C’est une bonne chose et il faut reconnaitre de bonnes choses qui se font tout à fait, mais il y a au cœur même de l’enseignement des jeunes gens qui sont encore déconsidérés par rapport à la réalité de l’enseignement qui n’arrive pas à une qualité d’enseignement que d’autres ont, et quand la qualité de l’enseignement est revalorisée pour certains et que d’autres doivent se contenter des miettes d’enseignement sans qualité, demain ils vont continuer à être ce qu’ils sont. Ça remet tout cela en cause.

Quel est, d’après vous, comme prélat catholique, le vrai handicap du congolais et du Congo Kinshasa ?

L’un des nerfs de la problématique est qu’il y en a qui se sont laissées envahir par l’idolâtrie de l’argent. L’argent devient comme une idole, l’idolâtrie de l’argent. Et quand tu te laisses envahir par l’idolâtrie de l’argent, du pouvoir, du plaisir, tu n’as plus un cœur pour véritablement écouter, voir les misères des autres, parce qu’un idolâtre n’a pas un cœur. C’est là où nous devons changer. Aussi longtemps que nous faisons des choses des idoles et nous oublions la valeur absolue de chacun, or en Afrique c’est ce qui devrait être pour nous en ce moment de l’histoire comme une victoire, l’homme au centre. Comme tout autre humain qui a sa valeur. On nous a presque toujours dévalués, déconsidérés à travers l’esclavage, à la colonisation, le néo-colonialisme.

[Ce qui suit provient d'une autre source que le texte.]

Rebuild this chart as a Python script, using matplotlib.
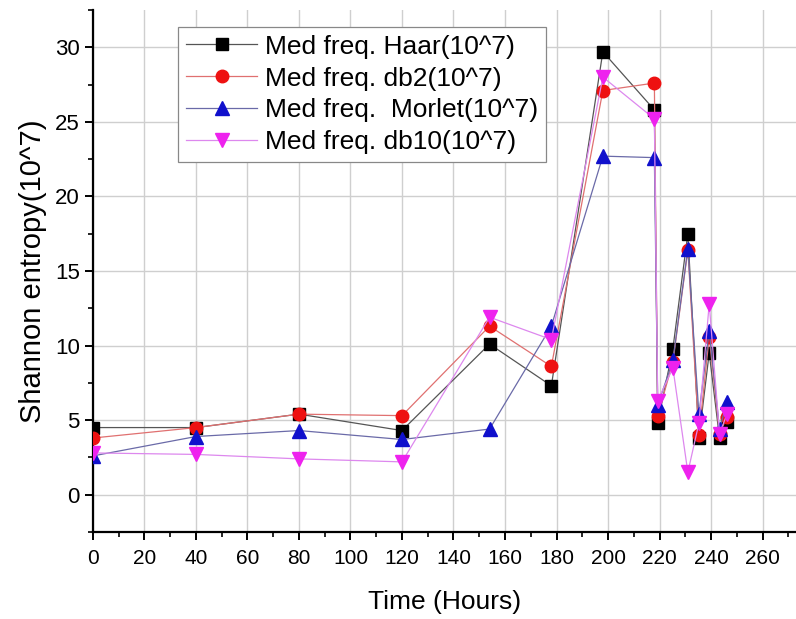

Le temps est là aujourd’hui de montrer cette nouvelle étape de l’humanité qui va partir de l’Afrique en donnant de la valeur, de la dignité à chaque être humain comme un frère et sœur. En touchant le problème de l’argent, on touche ce fameux problème d’idolâtrie, le néolibéralisme aujourd’hui c’est ça : l’argent, mbongo, nzimbu, c’est comme un dieu et on s’enfonce là-dedans et on oublie que les hommes et les femmes sont mille fois plus importants.

J’ai dit au peuple d’Inongo il y a 13 ans quand je devenais Evêque que « ce n’est pas la mitre que je porte sur ma tête, ni la crosse que j’ai à la main, moins encore les vêtements liturgiques que je porte qui me pleureront le jour où que mourais, mais c’est vous au contraire, qui le ferez et tous ces objets resteront entre les mains des autres ». Quand les hommes commencent à adorer les choses, ils s’égarent.  Nous ne pouvons pas perdre de vue la valeur profonde de chaque être humain, c’est un être qui mérite une dignité, une considération au-delà de ce que nous faisons maintenant.

Parlons, finalement de votre Inongo natal ? Autant de morts sur le fleuve Congo qui devient pour vous presque un cimetière ?

Moi-même je l’ai vécu, c’est-à-dire j’ai vu autant de morts qu’on apportait sur le rivage à Inongo. C’est incroyable. Nous avions écrit des lettres de protestation pour dire ce n’est pas possible, et c’est le manque des bateaux valables qui occasionnent toute cette tragédie. A l’époque belge il y avait des bateaux toutes les deux semaines. Et aujourd’hui, sans aucun bateau, l’on expose ce peuple. Il n’ya pas d’autres moyens et les gens s’engouffrent dans une embarcation qui ne peut porter qu’une cinquantaine des personnes, mais ils sont là une centaine. Tout ça c’est l’indifférence, le manque d’attention pour les gens simples, de mettre à leur disposition certains moyens de transport qui conviennent et pas les déconsidérer et faire comme si le problème est seulement quand il y a un accident, non.

Comment avez-vous fait pour échapper à l’idolâtrie et vivre aussi modestement ?

Il ya trois choses. D’abord c’est un appel personnel que j’ai senti, un appel auquel j’ai dit oui avec toutes les conséquences possibles que cela implique. La seconde chose est qu’une pareille vie demande la rencontre personnelle avec le Christ.

Enfin, une fois que l’on commence à cette vie, on découvre la richesse qu’il y a dans cette vie et c’est ce qui fait de moi ce que je suis. Il faut attaquer le mal par sa racine, briser le système fratricide, le système de Caen. Où la fraternité, ou la mort ; mais c’est la mort qui triomphe.